13.4 NHST, METs and MBI functions
Is there are statistically significant difference in the mean height between males and females? As explained in the Statistical inference and Bootstrap chapters, we can derive p-value using bootstrap resamples. Let’s test the Null Hypothesis that mean difference between males and females is 0. To do that we will used bmbstats::bootstrap_NHST function that demands us to select estimator of interest using estimator parameter. bmbstats::bootstrap_NHST uses the result object from the bmbstats::compare_independent_groups function:
males_females_NHST <- bmbstats::bootstrap_NHST(
males_females_comp,
estimator = "Mean diff",
null_hypothesis = 0,
test = "two.sided"
)
males_females_NHST
#> Null-hypothesis significance test for the `Mean diff` estimator
#> Bootstrap result: Mean diff=12.725, 95% CI [9.084, 16.069]
#> H0=0, test: two.sided
#> p=0.000499750124937531As can be seen, the p-value is below 0.05 (i.e. alpha), so we can conclude that the mean difference is statistically significant.

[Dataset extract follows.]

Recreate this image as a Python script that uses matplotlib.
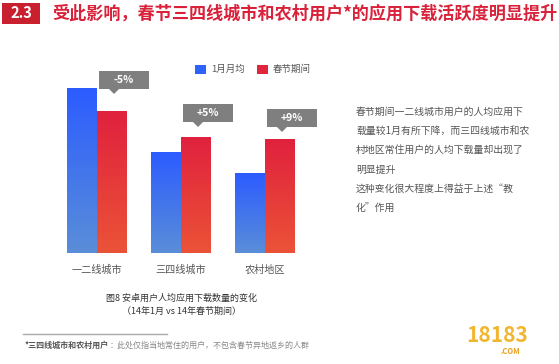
import numpy as np
import matplotlib
matplotlib.use("Agg")
import matplotlib.pyplot as plt
from matplotlib.patches import Rectangle, Polygon
from matplotlib.colors import LinearSegmentedColormap

plt.rcParams['font.family'] = ['Noto Sans CJK SC', 'DejaVu Sans']

# data
categories = ['一二线城市', '三四线城市', '农村地区']
series_names = ['1月月均', '春节期间']
jan_avg = [165, 101, 80]
spring = [142, 116, 114]
changes = ['-5%', '+5%', '+9%']

title_num = '2.3'
title = '受此影响，春节三四线城市和农村用户*的应用下载活跃度明显提升'
caption = ['图8 安卓用户人均应用下载数量的变化', '（14年1月 vs 14年春节期间）']
side_text = [['春节期间一二线城市用户的人均应用下', '载量较1月有所下降，而三四线城市和农',
              '村地区常住用户的人均下载量却出现了', '明显提升'],
             ['这种变化很大程度上得益于上述“教', '化”作用']]
footnote_bold = '*三四线城市和农村用户'
footnote_rest = '：此处仅指当地常住的用户，不包含春节异地返乡的人群'

W, H = 559, 364
fig = plt.figure(figsize=(W / 100, H / 100), dpi=100)
fig.patch.set_facecolor('white')

def fx(px):
    return px / W

def fy(py):
    return 1 - py / H

# title bar
fig.patches.append(Rectangle((fx(2), fy(24)), fx(38), 21 / H, transform=fig.transFigure,
                             facecolor='#C8202F', edgecolor='none'))
fig.text(fx(21), fy(13.5), title_num, color='white', fontsize=10.5, fontweight='bold',
         ha='center', va='center')
tt = fig.text(fx(52), fy(13.5), title, color='#D9213A', fontsize=13, fontweight='bold',
              ha='left', va='center')
# shrink title to fit the width it has in the reference (52px .. 555px)
fig.canvas.draw()
w = tt.get_window_extent().width
tt.set_fontsize(13 * 503 / w)

# bar chart axes: baseline at y=253px, groups every 84px
ax = fig.add_axes([fx(40), fy(253), fx(280), (253 - 50) / H])
ax.axis('off')

x = np.arange(len(categories))
bw = 30 / 84
blue_cmap = LinearSegmentedColormap.from_list('b', ['#5A8ED8', '#2C5CFF'])
red_cmap = LinearSegmentedColormap.from_list('r', ['#EB5337', '#E0213E'])
grad = np.linspace(0, 1, 256).reshape(-1, 1)

def gradient_bars(xs, vals, cmap):
    bars = ax.bar(xs, vals, width=bw, color='none', edgecolor='none')
    for b in bars:
        x0, y0 = b.get_x(), b.get_y()
        im = ax.imshow(grad, cmap=cmap, origin='lower', aspect='auto',
                       extent=[x0, x0 + b.get_width(), y0, y0 + b.get_height()], zorder=2)
        im.set_clip_path(b)
    return bars

gradient_bars(x - bw / 2, jan_avg, blue_cmap)
gradient_bars(x + bw / 2, spring, red_cmap)
ax.set_xlim(-0.679, 2.655)
ax.set_ylim(0, 203)

# callouts
gaps = [22, 15, 12]
box_w = 50 / 84
box_h = 18
for i, (v, lab) in enumerate(zip(spring, changes)):
    cx = x[i] + bw / 2 + 12 / 84
    tip = x[i] + bw / 2 + 2 / 84
    y0 = v + gaps[i]
    pts = [(cx - box_w / 2, y0), (tip - 5 / 84, y0), (tip, y0 - 5), (tip + 5 / 84, y0),
           (cx + box_w / 2, y0), (cx + box_w / 2, y0 + box_h), (cx - box_w / 2, y0 + box_h)]
    ax.add_patch(Polygon(pts, closed=True, facecolor='#7F7F7F', edgecolor='none', zorder=3))
    ax.text(cx, y0 + box_h / 2, lab, color='white', fontsize=7.5, fontweight='bold',
            ha='center', va='center', zorder=4)

for i, c in enumerate(categories):
    ax.text(x[i], -17, c, color='#555555', fontsize=7.3, ha='center', va='center',
            clip_on=False)

# legend
for px, col, name in [(195, '#2F62F8', series_names[0]), (257, '#E0253D', series_names[1])]:
    fig.patches.append(Rectangle((fx(px), fy(74)), fx(11), 9 / H, transform=fig.transFigure,
                                 facecolor=col, edgecolor='none'))
    fig.text(fx(px + 16), fy(69.5), name, color='#555555', fontsize=6.8, ha='left', va='center')

# caption
fig.text(fx(182), fy(298), caption[0], color='#333333', fontsize=6.5, ha='center', va='center')
fig.text(fx(182), fy(311), caption[1], color='#333333', fontsize=6.5, ha='center', va='center')

# side text
yy = 112
for para in side_text:
    for line in para:
        fig.text(fx(356), fy(yy), line, color='#555555', fontsize=7.1, ha='left', va='center')
        yy += 19.3

# footnote
fig.add_artist(plt.Line2D([fx(23), fx(167)], [fy(334), fy(334)], color='#AAAAAA', lw=1))
t = fig.text(fx(25), fy(345), footnote_bold, color='#555555', fontsize=5.8, fontweight='bold',
             ha='left', va='center')
fig.canvas.draw()
bb = t.get_window_extent()
fig.text(bb.x1 / W, fy(345), footnote_rest, color='#888888', fontsize=5.8,
         ha='left', va='center')

# watermark
fig.text(fx(497), fy(336), '18183', color='#F2B62E', fontsize=15, fontweight='bold',
         ha='center', va='center', fontstyle='italic')
fig.text(fx(510), fy(352), '.COM', color='#E8A020', fontsize=5.5, fontweight='bold',
         ha='center', va='center')

fig.savefig('out.png', dpi=100)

What if our hypothesis is that males are taller by females by at least 10cm? We can also test that hypothesis using one-sided NHST:
males_females_NHST <- bmbstats::bootstrap_NHST(
males_females_comp,
estimator = "Mean diff",
null_hypothesis = 10,
test = "greater"
)
males_females_NHST
#> Null-hypothesis significance test for the `Mean diff` estimator
#> Bootstrap result: Mean diff=12.725, 95% CI [9.084, 16.069]
#> H0=10, test: greater
#> p=0.0535Estimated p-value is slightly over 0.05, so we do not reject the Null Hypothesis. This is interesting result, particularly since we know that the true mean difference is around 12.7cm (true mean height for males is 177.8cm and for females is 165.1cm). It could be that this sample size is under-powered to detect this small difference between Null Hypothesis (i.e. >10cm) and Alternative Hypothesis - true difference in this case - of 12.7cm. This topic is discussed in the Statistical Power. This could easily be tested with a simulation, althought that is beyond the scope of this chapter.
Graphically, this test looks like this:
In the above graph, the estimator bootstrap distribution (i.e. mean difference) is centered around Null Hypothesis (i.e. 10cm). If we perform this same test, but using two sided NHST (which is default), we will the the following result and plot:
males_females_NHST <- bmbstats::bootstrap_NHST(
males_females_comp,
estimator = "Mean diff",
null_hypothesis = 10
)
plot(males_females_NHST)
We have already decided that our SESOI in height is 2.5cm. But this SESOI is related to individual observations, not necessary to estimators (i.e. mean difference). This topic is discussed in the Individual vs. Parameter SESOI section of this book. Let’s use 10cm as SESOI for the mean difference estimator and perform METs using bmbstats::bootstrap_MET function and alpha level set to 0.05:
males_females_MET <- bmbstats::bootstrap_MET(
males_females_comp,
estimator = "Mean diff",
SESOI_lower = -10,
SESOI_upper = 10,
alpha = 0.05
)
males_females_MET
#> Minimum effect tests for the `Mean diff` estimator
#> Bootstrap result: Mean diff=12.725, 95% CI [9.084, 16.069]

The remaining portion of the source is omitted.